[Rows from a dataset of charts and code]
## Begin

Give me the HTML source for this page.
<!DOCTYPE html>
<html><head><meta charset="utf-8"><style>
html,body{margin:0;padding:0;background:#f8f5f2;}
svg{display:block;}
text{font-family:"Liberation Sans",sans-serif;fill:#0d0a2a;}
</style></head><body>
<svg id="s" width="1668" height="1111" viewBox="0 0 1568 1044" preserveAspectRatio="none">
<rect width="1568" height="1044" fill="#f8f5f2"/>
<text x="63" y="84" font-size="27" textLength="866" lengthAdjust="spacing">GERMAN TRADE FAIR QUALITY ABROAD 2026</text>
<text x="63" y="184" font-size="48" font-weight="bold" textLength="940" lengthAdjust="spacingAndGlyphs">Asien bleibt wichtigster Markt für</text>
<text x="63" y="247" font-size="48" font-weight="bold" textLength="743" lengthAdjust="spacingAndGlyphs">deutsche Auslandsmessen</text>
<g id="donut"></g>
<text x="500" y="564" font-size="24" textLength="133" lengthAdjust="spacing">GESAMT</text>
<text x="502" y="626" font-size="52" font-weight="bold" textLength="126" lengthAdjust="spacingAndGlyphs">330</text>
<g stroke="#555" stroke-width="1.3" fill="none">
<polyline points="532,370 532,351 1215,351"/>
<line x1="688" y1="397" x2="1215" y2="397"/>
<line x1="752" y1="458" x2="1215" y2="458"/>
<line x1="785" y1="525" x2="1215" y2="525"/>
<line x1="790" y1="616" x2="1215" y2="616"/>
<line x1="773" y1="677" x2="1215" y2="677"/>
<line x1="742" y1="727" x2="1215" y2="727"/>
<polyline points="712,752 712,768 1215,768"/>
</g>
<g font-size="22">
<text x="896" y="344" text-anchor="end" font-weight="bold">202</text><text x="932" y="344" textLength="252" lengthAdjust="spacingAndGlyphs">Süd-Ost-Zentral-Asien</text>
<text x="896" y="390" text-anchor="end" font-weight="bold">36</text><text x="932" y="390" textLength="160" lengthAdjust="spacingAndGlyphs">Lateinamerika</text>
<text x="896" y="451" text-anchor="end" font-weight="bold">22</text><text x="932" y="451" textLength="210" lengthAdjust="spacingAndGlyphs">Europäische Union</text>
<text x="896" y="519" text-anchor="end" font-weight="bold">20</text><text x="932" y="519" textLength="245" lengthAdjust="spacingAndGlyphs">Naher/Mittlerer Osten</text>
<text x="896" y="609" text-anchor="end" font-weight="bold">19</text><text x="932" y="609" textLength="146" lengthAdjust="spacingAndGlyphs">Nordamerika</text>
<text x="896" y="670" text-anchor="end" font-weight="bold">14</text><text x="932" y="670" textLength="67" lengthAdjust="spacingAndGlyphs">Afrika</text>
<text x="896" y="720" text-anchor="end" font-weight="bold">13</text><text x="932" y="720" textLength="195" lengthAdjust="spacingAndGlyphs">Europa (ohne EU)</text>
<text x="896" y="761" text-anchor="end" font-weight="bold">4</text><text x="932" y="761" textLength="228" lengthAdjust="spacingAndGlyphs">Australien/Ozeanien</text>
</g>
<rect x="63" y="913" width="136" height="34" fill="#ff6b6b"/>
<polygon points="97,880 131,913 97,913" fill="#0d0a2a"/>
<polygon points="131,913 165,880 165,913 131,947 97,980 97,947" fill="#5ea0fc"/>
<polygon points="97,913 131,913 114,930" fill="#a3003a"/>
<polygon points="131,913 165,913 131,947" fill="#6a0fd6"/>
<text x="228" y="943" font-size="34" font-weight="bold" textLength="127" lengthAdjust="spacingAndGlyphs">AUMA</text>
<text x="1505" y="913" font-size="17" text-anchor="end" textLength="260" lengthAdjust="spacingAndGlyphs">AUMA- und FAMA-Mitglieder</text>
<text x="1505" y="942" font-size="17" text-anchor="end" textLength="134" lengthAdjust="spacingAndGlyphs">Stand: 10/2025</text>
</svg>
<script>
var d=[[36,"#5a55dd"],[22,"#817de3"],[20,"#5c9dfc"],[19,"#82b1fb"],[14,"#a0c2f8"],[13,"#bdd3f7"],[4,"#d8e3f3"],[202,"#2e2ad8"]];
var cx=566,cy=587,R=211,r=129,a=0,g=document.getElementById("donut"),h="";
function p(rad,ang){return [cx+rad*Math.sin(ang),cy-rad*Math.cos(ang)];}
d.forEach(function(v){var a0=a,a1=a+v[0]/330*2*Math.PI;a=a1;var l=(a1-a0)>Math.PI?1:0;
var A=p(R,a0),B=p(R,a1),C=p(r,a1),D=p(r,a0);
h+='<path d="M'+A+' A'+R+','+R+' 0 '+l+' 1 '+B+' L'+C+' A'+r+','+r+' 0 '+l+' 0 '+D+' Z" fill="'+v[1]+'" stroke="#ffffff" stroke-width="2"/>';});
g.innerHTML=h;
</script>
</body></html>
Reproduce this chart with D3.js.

## End

Instruction = Identify every line above that includes the word "this", and show those lines.

Full answer =
Give me the HTML source for this page.
Reproduce this chart with D3.js.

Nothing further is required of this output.